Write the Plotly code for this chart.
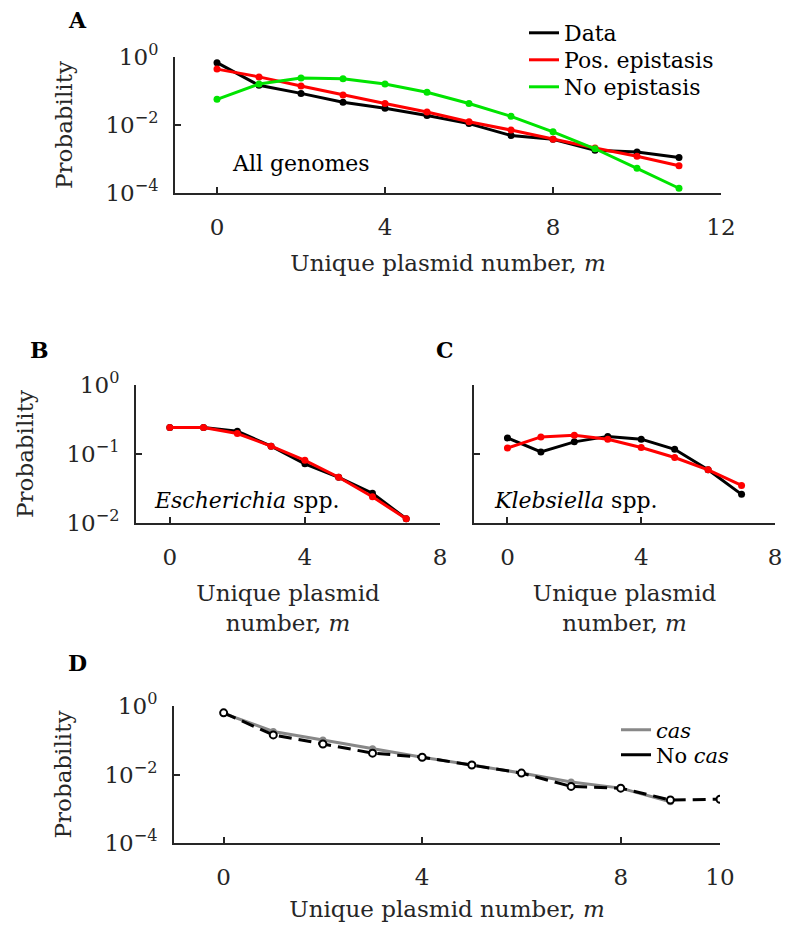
import plotly.graph_objects as go

# ---------------- data ----------------
m_A = list(range(12))
data_A = [0.68, 0.147, 0.085, 0.047, 0.031, 0.019, 0.011, 0.0049, 0.0038, 0.0018, 0.0016, 0.0011]
pos_A = [0.44, 0.26, 0.14, 0.076, 0.043, 0.024, 0.0125, 0.0071, 0.0038, 0.0021, 0.0012, 0.00063]
noepi_A = [0.057, 0.16, 0.24, 0.23, 0.16, 0.092, 0.043, 0.018, 0.0063, 0.002, 0.00053, 0.000138]

m_BC = list(range(8))
data_B = [0.242, 0.242, 0.214, 0.13, 0.072, 0.046, 0.027, 0.0115]
pos_B = [0.242, 0.242, 0.198, 0.13, 0.081, 0.046, 0.024, 0.0115]
data_C = [0.171, 0.107, 0.15, 0.18, 0.164, 0.117, 0.059, 0.026]
pos_C = [0.122, 0.177, 0.187, 0.164, 0.124, 0.089, 0.059, 0.035]

m_cas = list(range(10))
cas_D = [0.61, 0.18, 0.102, 0.056, 0.032, 0.019, 0.011, 0.006, 0.004, 0.0016]
m_nocas = list(range(11))
nocas_D = [0.63, 0.143, 0.078, 0.042, 0.032, 0.019, 0.011, 0.0045, 0.004, 0.0018, 0.0019]

xticks_A = [0, 4, 8, 12]
xticks_BC = [0, 4, 8]
xticks_D = [0, 4, 8, 10]
yticks_A = [1e-4, 1e-2, 1]
yticklabels_A = ["10<sup>−4</sup>", "10<sup>−2</sup>", "10<sup>0</sup>"]
yticks_BC = [1e-2, 1e-1, 1]
yticklabels_BC = ["10<sup>−2</sup>", "10<sup>−1</sup>", "10<sup>0</sup>"]

# ---------------- styling ----------------
OFF = 8  # page body margin of the browser (top/left/bottom/right)
W, H = 790 - OFF, 930 - 2 * OFF
FONT = "DejaVu Serif"
AX = "#262626"
BLACK = "#000000"
RED = "#ff0000"
GREEN = "#00e400"
GRAY = "#888888"
LW = 3
MS = 7


def fx(px):
    return (px - OFF) / W


def fy(py):
    return 1 - (py - OFF) / H


def xaxis(a, b, rng, ticks, anchor, title):
    return dict(domain=[fx(a), fx(b)], range=rng, anchor=anchor, tickmode="array", tickvals=ticks,
                ticktext=[str(t) for t in ticks], ticks="inside", ticklen=6, tickwidth=2,
                tickcolor=AX, showline=True, linecolor=AX, linewidth=2, showgrid=False,
                zeroline=False, ticklabelstandoff=12, automargin=False,
                ticklabeloverflow="allow",
                tickfont=dict(family=FONT, size=23, color=AX),
                title=dict(text=title, font=dict(family=FONT, size=23, color=AX), standoff=16))


def yaxis(top, bottom, rng, ticks, labels, anchor, title, show=True):
    return dict(domain=[fy(bottom), fy(top)], range=rng, type="log", anchor=anchor, tickmode="array",
                tickvals=ticks, ticktext=labels, showticklabels=show, ticks="inside",
                ticklen=6, tickwidth=2, tickcolor=AX, showline=True, linecolor=AX,
                linewidth=2, showgrid=False, zeroline=False, ticklabelstandoff=10,
                automargin=False,
                tickfont=dict(family=FONT, size=23, color=AX),
                title=dict(text=title, font=dict(family=FONT, size=23, color=AX), standoff=26))


def legend_box(xtext, ycenter, size):
    return dict(x=fx(xtext - 41), y=fy(ycenter), xanchor="left", yanchor="middle",
                bgcolor="rgba(0,0,0,0)", borderwidth=0,
                font=dict(family=FONT, size=size, color=BLACK))


fig = go.Figure()


def line(x, y, color, xa, ya, dash="solid", open_marker=False):
    fig.add_trace(go.Scatter(
        x=x, y=y, mode="lines+markers", xaxis=xa, yaxis=ya, showlegend=False,
        line=dict(color=color, width=LW, dash=dash),
        marker=dict(color="white" if open_marker else color, size=MS,
                    line=dict(color=color, width=2 if open_marker else 0)),
        hoverinfo="x+y"))


def legend_entry(name, color, legend, dash="solid"):
    fig.add_trace(go.Scatter(x=[None], y=[None], mode="lines", name=name, legend=legend,
                             line=dict(color=color, width=LW, dash=dash), xaxis="x", yaxis="y"))


# Panel A
line(m_A, data_A, BLACK, "x", "y")
line(m_A, pos_A, RED, "x", "y")
line(m_A, noepi_A, GREEN, "x", "y")
legend_entry("Data", BLACK, "legend")
legend_entry("Pos. epistasis", RED, "legend2")
legend_entry("No epistasis", GREEN, "legend3")

# Panel B
line(m_BC, data_B, BLACK, "x2", "y2")
line(m_BC, pos_B, RED, "x2", "y2")

# Panel C
line(m_BC, data_C, BLACK, "x3", "y3")
line(m_BC, pos_C, RED, "x3", "y3")

# Panel D
line(m_cas, cas_D, GRAY, "x4", "y4")
line(m_nocas, nocas_D, BLACK, "x4", "y4", dash="13px,7px", open_marker=True)
legend_entry("<i>cas</i>", GRAY, "legend4")
legend_entry("No <i>cas</i>", BLACK, "legend5")

xt = "Unique plasmid number, <i>m</i>"
xt2 = "Unique plasmid<br>number, <i>m</i>"

fig.update_layout(
    template="none",
    width=W, height=H, margin=dict(l=0, r=0, t=0, b=0, autoexpand=False),
    paper_bgcolor="white", plot_bgcolor="white",
    font=dict(family=FONT, color=AX),
    xaxis=xaxis(175, 721, [-1, 12], xticks_A, "y", xt),
    yaxis=yaxis(57, 193, [-4, 0], yticks_A, yticklabels_A, "x", "Probability"),
    xaxis2=xaxis(136, 440, [-1, 8], xticks_BC, "y2", xt2),
    yaxis2=yaxis(385, 523, [-2, 0], yticks_BC, yticklabels_BC, "x2", "Probability"),
    xaxis3=xaxis(474, 775, [-1, 8], xticks_BC, "y3", xt2),
    yaxis3=yaxis(385, 523, [-2, 0], yticks_BC, yticklabels_BC, "x3", "", show=False),
    xaxis4=xaxis(174, 720, [-1, 10], xticks_D, "y4", xt),
    yaxis4=yaxis(706, 843, [-4, 0], yticks_A, yticklabels_A, "x4", "Probability"),
    legend=legend_box(565, 33, 22),
    legend2=legend_box(565, 60, 22),
    legend3=legend_box(565, 87, 22),
    legend4=legend_box(657, 730, 21),
    legend5=legend_box(657, 755, 21),
    showlegend=True,
)

ann = [
    dict(text="<b>A</b>", x=66, y=20, xanchor="left"),
    dict(text="<b>B</b>", x=28, y=350, xanchor="left"),
    dict(text="<b>C</b>", x=434, y=350, xanchor="left"),
    dict(text="<b>D</b>", x=66, y=663, xanchor="left"),
    dict(text="All genomes", x=230, y=163, xanchor="left"),
    dict(text="<i>Escherichia</i> spp.", x=152, y=500, xanchor="left"),
    dict(text="<i>Klebsiella</i> spp.", x=492, y=500, xanchor="left"),
]
for a in ann:
    fig.add_annotation(text=a["text"], x=fx(a["x"]), y=fy(a["y"]),
                       xref="paper", yref="paper",
                       xanchor=a["xanchor"], yanchor="middle", showarrow=False,
                       font=dict(family=FONT, size=22, color=BLACK))

fig.write_html("out.html")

┄┄┄┄┄┄

• [Task to complete]: Pictures stay out. Repeat only the lines from the beginning of the data through the line that has "import plotly.graph_objects as go".

• [Answer in full]:
Write the Plotly code for this chart.
import plotly.graph_objects as go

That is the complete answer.